One of America’s job-producing industries is now slashing thousands of positions.

America is in its worst year ever for layoffs in the financial services industry—and the year isn’t over yet. This is bad news for an economy struggling to cope with a deflating housing bubble.

As of October, finance companies have announced plans to eliminate 130,000 jobs this year, more than double last year’s 50,000. The previous record was set in 2001, when 116,000 jobs were cut following the 2000 stock market crash.

What makes the data particularly disturbing is the fact that 80 percent of the job cuts have been announced since August, when the subprime credit crunch hit Wall Street. This indicates that many financial firms were caught off-guard, so more cuts could be coming in the near future.

“It’s the worst year on record for job cuts in the financial services sector,” confirms James Pedderson, a spokesman for outplacement firm Challenger, Gray & Christmas.

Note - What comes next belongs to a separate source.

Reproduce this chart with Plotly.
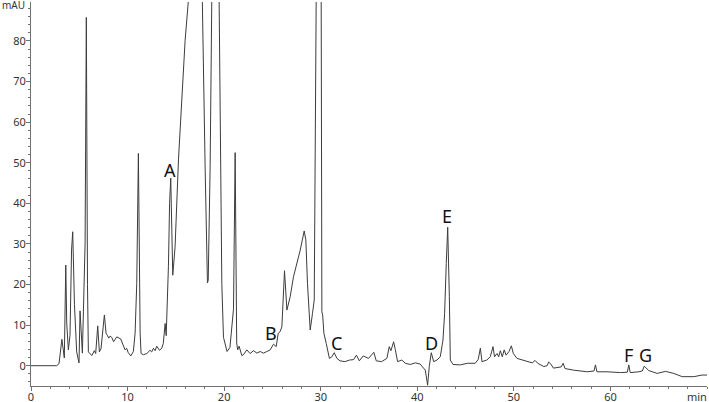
import plotly.graph_objects as go

# Retention time (min) and absorbance (mAU)
time_min = [
    0, 2.66, 2.9, 3.2, 3.45, 3.6, 3.7, 3.87, 4.04, 4.2, 4.32, 4.5, 4.73, 4.97, 5.08, 5.32,
    5.6, 5.73, 5.85, 5.94, 6.3, 6.56, 6.7, 6.91, 7.08, 7.25, 7.6, 7.77, 7.9, 8.05, 8.19,
    8.36, 8.55, 8.88, 9.29, 9.57, 9.74, 9.91, 10.05, 10.33, 10.6, 10.78, 10.95, 11.12,
    11.3, 11.4, 11.64, 11.99, 12.33, 12.5, 12.68, 12.85, 13.02, 13.3, 13.54, 13.7, 13.89,
    14.0, 14.23, 14.35, 14.47, 14.68, 14.92, 15.27, 15.6, 15.96, 16.3, 16.8, 17.2, 17.74,
    18.03, 18.27, 18.35, 18.55, 18.72, 19.0, 19.3, 19.48, 19.59, 19.76, 19.93, 20.18,
    20.3, 20.6, 20.97, 21.14, 21.3, 21.4, 21.55, 21.83, 22.0, 22.35, 22.69, 23.04, 23.39,
    23.73, 24.07, 24.42, 24.77, 25.11, 25.39, 25.6, 25.8, 25.98, 26.08, 26.25, 26.5,
    26.84, 27.18, 27.53, 27.88, 28.29, 28.46, 28.63, 28.91, 29.15, 29.33, 29.53, 29.7,
    29.9, 30.05, 30.12, 30.2, 30.33, 30.57, 30.7, 30.9, 31.16, 31.4, 31.68, 32.0, 32.5,
    33.0, 33.4, 33.7, 34.0, 34.4, 34.95, 35.5, 35.75, 36.3, 36.85, 37.1, 37.27, 37.55,
    37.72, 37.96, 38.4, 38.76, 39.27, 39.8, 40.3, 40.83, 41.07, 41.24, 41.45, 41.7, 42.04,
    42.38, 42.66, 42.83, 43.0, 43.15, 43.32, 43.42, 43.7, 44.46, 45.2, 46.0, 46.3, 46.53,
    46.7, 47.2, 47.56, 47.84, 48.0, 48.26, 48.43, 48.6, 48.8, 49.0, 49.2, 49.5, 49.74,
    49.95, 50.33, 51.0, 51.5, 51.9, 52.2, 52.47, 53.1, 53.45, 53.6, 53.8, 54.1, 54.9,
    55.1, 55.3, 56.2, 57.6, 58.3, 58.45, 58.6, 59.65, 61.04, 61.75, 61.9, 62.05, 62.93,
    63.3, 63.5, 63.97, 64.84, 65.7, 66.56, 67.43, 68.64, 69.5, 70.0,
]
absorbance_mau = [
    0, 0, 0.5, 6.5, 1.9, 24.8, 10.5, 3.9, 7.5, 28.5, 33, 15, 3.4, 0.7, 13.5, 3.1,
    30, 85.8, 20, 3.4, 2.5, 3.7, 3.0, 9.8, 3.4, 4.2, 12.5, 8, 7.5, 6.8, 7.3,
    7.0, 5.9, 7.1, 6.6, 4.7, 3.9, 4.3, 3.3, 2.4, 3.5, 8, 20.3, 52.3,
    8, 3, 2.7, 3, 3.8, 3.4, 4.3, 3.7, 4.8, 3.8, 4.3, 5.5, 10.4,
    7.4, 24.4, 40, 46.2, 22.3, 29.3, 50.7, 66.3, 80.2, 90, 115, 115, 90,
    49, 20.4, 21, 49, 90, 160, 140, 90, 57, 20, 7, 4.0,
    3.5, 4.5, 14, 52.5, 5.6, 3.9, 4.8, 2.5, 2.7, 3.9, 3.0, 3.7, 3.1,
    3.5, 3.1, 3.5, 3.9, 5.3, 4.7, 8, 8.4, 9.6, 16.2, 23.4, 13.7,
    17, 21.9, 25.2, 28.5, 33.2, 31, 20.3, 8.8, 12.9, 16.2, 90, 200,
    150, 90, 13.3, 12.5, 8, 5.5, 4.3, 1.8, 2.2, 3.2, 1.8, 1.2, 1.0,
    1.4, 1.5, 2.6, 1.2, 2.4, 1.8, 3.3, 1.2, 1.0, 1.8, 4.7, 3.7, 5.9,
    4.0, 1.0, 1.4, 0.6, 0.3, 0.7, 0.4, -1.1, -4.8, -0.2, 3.2, 1.0, 1.4,
    2.2, 6.3, 12.9, 25.2, 34.1, 17, 1.4, 0.3, 0.2, 0.6, 0.6, 1.5, 4.3,
    1.0, 1.4, 2.2, 4.7, 2.2, 3.0, 2.2, 3.7, 2.2, 3.9, 2.6, 3.5, 4.9,
    3.0, 1.8, 1.4, 1.0, 0.7, 1.3, 0.6, -0.2, 0.0, 0.9, 0.5, -0.6, -0.3,
    0.6, -0.7, -1.1, -1.5, -1.3, 0.2, -1.5, -1.5, -1.7, -1.6, 0.2, -1.7, -1.5,
    -1.3, -0.1, -1.2, -1.9, -1.4, -1.9, -2.7, -2.7, -2.3, -2.3,
]

# Peak labels
peak_labels = ["A", "B", "C", "D", "E", "F", "G"]
peak_label_t = [14.4, 24.84, 31.68, 41.52, 43.08, 61.83, 63.63]
peak_label_v = [48.2, 8.0, 5.5, 5.5, 36.9, 2.6, 2.6]

x_tick_vals = [0, 10, 20, 30, 40, 50, 60]
y_tick_vals = [0, 10, 20, 30, 40, 50, 60, 70, 80]

FONT = "Noto Sans"
AXIS_COLOR = "#707070"
TEXT_COLOR = "#333333"

fig = go.Figure()
fig.add_trace(go.Scatter(
    x=time_min, y=absorbance_mau, mode="lines",
    line=dict(color="#3c3c3c", width=1), hoverinfo="skip", showlegend=False,
))

annotations = []
for lab, t, v in zip(peak_labels, peak_label_t, peak_label_v):
    annotations.append(dict(x=t, y=v, text=lab, showarrow=False,
                            font=dict(family=FONT, size=18, color="#111111"),
                            xanchor="center", yanchor="middle"))
annotations.append(dict(xref="paper", x=0, y=88.8, text="mAU", showarrow=False,
                        xanchor="right", yanchor="middle", xshift=-4,
                        font=dict(family=FONT, size=10, color=TEXT_COLOR)))
annotations.append(dict(x=70, y=-5, text="min", showarrow=False,
                        xanchor="right", yanchor="top", yshift=-1, xshift=2,
                        font=dict(family=FONT, size=11, color=TEXT_COLOR)))

fig.update_layout(
    width=709, height=402,
    margin=dict(l=31, r=2, t=2, b=16, autoexpand=False),
    paper_bgcolor="white", plot_bgcolor="white",
    font=dict(family=FONT, size=11, color=TEXT_COLOR),
    annotations=annotations,
    xaxis=dict(
        range=[0, 70], tickmode="array", tickvals=x_tick_vals, automargin=False,
        ticks="outside", ticklen=4, tickcolor=AXIS_COLOR, tickwidth=1,
        ticklabelstandoff=-3,
        showline=True, linecolor=AXIS_COLOR, linewidth=1,
        showgrid=False, zeroline=False,
        minor=dict(tickmode="linear", tick0=0, dtick=2, ticks="outside",
                   ticklen=2, tickcolor=AXIS_COLOR),
        tickfont=dict(family=FONT, size=11, color=TEXT_COLOR),
    ),
    yaxis=dict(
        range=[-5, 89.6], tickmode="array", tickvals=y_tick_vals, automargin=False,
        ticks="outside", ticklen=4, tickcolor=AXIS_COLOR, tickwidth=1,
        ticklabelstandoff=-2,
        showline=True, linecolor=AXIS_COLOR, linewidth=1,
        showgrid=False, zeroline=False,
        minor=dict(tickmode="linear", tick0=0, dtick=2, ticks="outside",
                   ticklen=2, tickcolor=AXIS_COLOR),
        tickfont=dict(family=FONT, size=11, color=TEXT_COLOR),
    ),
)

fig.write_html("out.html", config={"displayModeBar": False},
               post_script="document.body.style.margin='0';")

As could be anticipated, lenders are taking the brunt of job losses. Countrywide Financial, the nation’s leading mortgage lender, sent pink slips to 12,000 of its 56,000 employees. IndyMac Bancorp, Accredited Home Lenders Holding, and Capital One have all also announced big cuts.

Layoffs have also spread to big banking and investment houses, with traders, financiers and even senior bankers getting the ax. Bear Stearns is cutting 310 jobs, hsbc 750, Credit Suisse 170, and ubs 1,500. Last week, Bank of America announced 3,000 layoffs, mostly in its investment banking division.

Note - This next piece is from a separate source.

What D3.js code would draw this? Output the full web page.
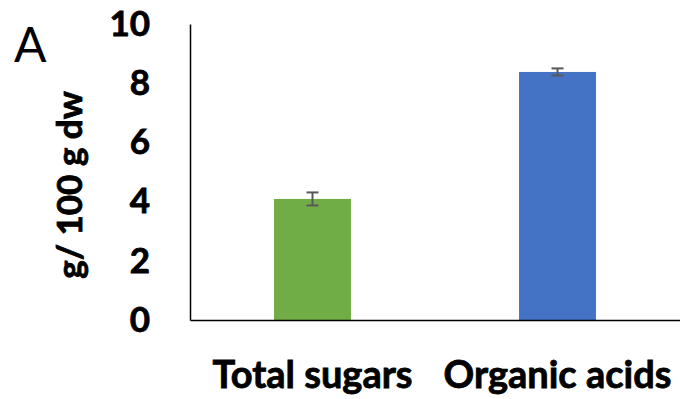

Morgan Stanley is cutting about 200 jobs in the U.S. A few people who lose their positions will be offered the chance to take up new stations in Asia. “[W]e are selectively resizing some of our business to reflect current market conditions, as well as reallocating resources to those regions outside the U.S. where we see the best potential for growth,” Mark Lake, a Morgan Stanley spokesman, said.

Not exactly a vote of confidence for the direction of the U.S. economy.

Overall, experts believe that the firings will eventually envelop 10 percent of the investment banking work force. “We’re talking about the most dramatic adjustment to the investment banking talent pool in five years,” Gary Matus, a partner at executive search firm Egon Zehnder International, said.

Fallout from the downturn in the housing market, as well as the resulting Wall Street credit crunch, is evidently starting to take its toll on the job market. The economy will not go unaffected. From the start of 2003 to March 2006, housing-related industries, including mortgage companies, homebuilders and contractors, contributed 23 percent of all new jobs. That translates to about 1.3 million, according to Moody’s

Now that this industry is shedding tens of thousands of jobs instead of creating new ones, job seekers might be in for some stiff competition. Watch for America’s wobbly economy to feel the effects.